Sunday, October 26, 2008

Synchronization

I have spent the past two weeks procrastinating (to some extent) on working on my top secret project. The problem I've been struggling with is just a really hard one to solve and I've gotten quite used to instant gratification with my code. Much of what I've been working on has ended up with results by the end of a hacking session. Not so much with my current task -- synchronization.

One of the key features of the top secret project is that it is always available. Whether by a browser or a native app like an android client, the user is expected to be able to interact with the app no matter if they have internet connectivity or not. This means I have to spend a lot of time working on offline access as a requirement for letting anyone use the app. I thought I could get away with dogfooding my app while I was in Toronto, but I quickly realized that without 3G data on the phone the top secret project would just not function correctly.

One of the challenges I've faced so far is a temporal one. My first thought when deciding to do offline access was that the client would do the synchronization and call back to the server to push a canonical dataset into the datastore. After several nights of hacking I was fed up. I couldn't get the synchronzation to work at all.

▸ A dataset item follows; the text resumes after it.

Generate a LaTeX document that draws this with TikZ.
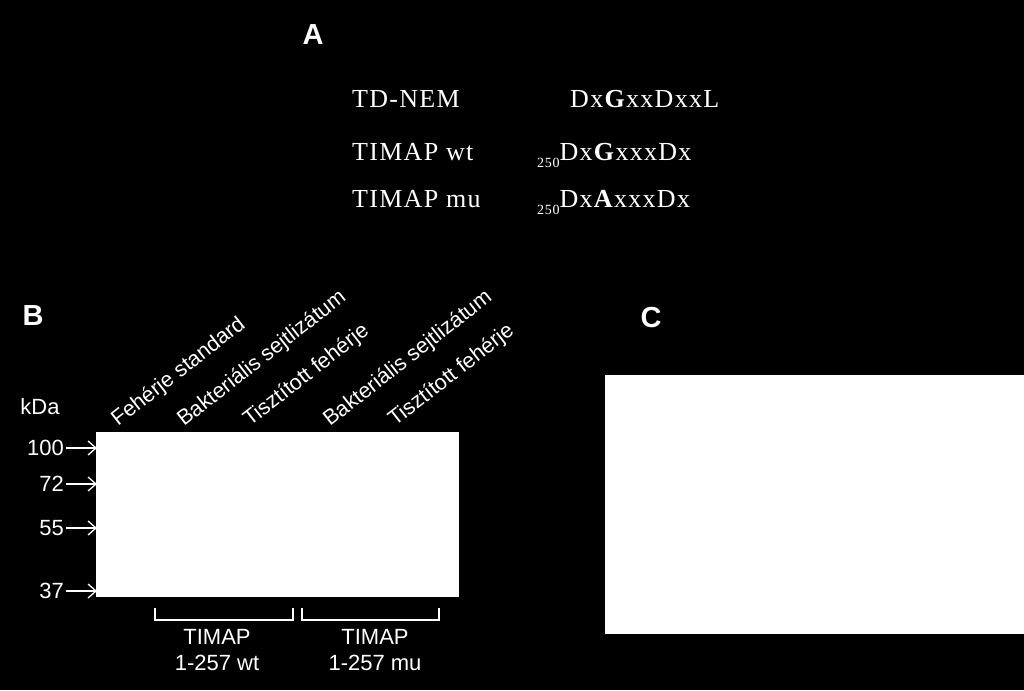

I found other things (like Statusinator) to work on instead.

On the flight to Chicago I had a "breakthrough" that really should have been my first thought. Do synchronization on the server side! My idea is as such:

  1. Client creates local data, assigns hypothetically-unique UUID to record, tags it as existing locally only.


    1. Stores:
      {"key": "possibly-unique-key", "value": "some-value", updated: "2008-10-27 04:41:01", "created": "2008-10-27 04:41:01", "is_pending": true}



  2. Client requests sync session with server, gets data for min/max records to sync. **All further RPCs have a sync_uuid.


    1. Client Sends:

      {"device_uuid": "some-possibly-id"}
    2. Client Recieves:

      {"sync_uuid":
      "some-unique-session-based-on-device-uuid-and-user", "last_sync": null,
      "max_checkin": "2008-10-27 04:41:01"}

  3. Client pushes record to server, is_pending to denote that the server is receiving a note with an unrecognizable key.


    1. Client sends:

      [{"key": "possibly-unique-key", "value": "some-value", updated: "2008-10-27 04:41:01", 
      "created": "2008-10-27 04:41:01", "is_pending": true}]



  4. Server processes record, changes the key to a valid server key, stores the original as an attribute on the record for future book keeping: local_id.


    1. Server Stores:


      {"key": "some-real-key", "local_id": "possibly-unique-key", "value": "some-value", 
      updated: "2008-10-27 04:41:01", "created": "2008-10-27 04:41:01", "is_pending": false}



  5. Client requests updates from the server, Server responds with all new or updated records modified serverside, along with the newly added records from step 3.


    1. Client requests, asking for all records modified after last_sync (or all records, if None) but before max_checkin.
    2. Server responds:


      [{"key": "some-real-key", "local_id":
      "possibly-unique-key", "value": "some-value", updated: "2008-10-27
      04:41:01", "created": "2008-10-27 04:41:01"}]



  6. Client parses record for "local_id" attribute, and replaces the record in the local datastore with the copy from the server, stripping the local_id attribute and removing the pending bit.


    1. Client stores:


      {"key": "some-real-key", "value": "some-value", updated: "2008-10-27 04:41:01", 
      "created": "2008-10-27 04:41:01", "is_pending": false}



  7. Client tells server sync sesison is complete, using the newest record received from the "push/pull" to specifiy the end date of the session. (just as last_sync is the start). To save a write during the server-to-client record update, the client is the one noting the end date for the session here, instead of the server.


    1. Client sends: last_update.
    2. Server stores: stores last_update as last_sync.

I haven't thought this through all the way yet, but I think this will work just fine for a google-gears based browser client just as it will work for my android client. There is something that still bothers me and I'm having a hard time scoping it out in my head: What happens when clock scews occur?

Remaining questions:
  • Do I leave around "local_id?" When is an appropriate time to strip those records? I don't want the server modifying the records withouth confirmation from the client that the info is no longer needed.
  • What are the error condtions when the sync fails at each of the above steps, how does this pattern resolve conflicts that occur when records are modified after a failed sync?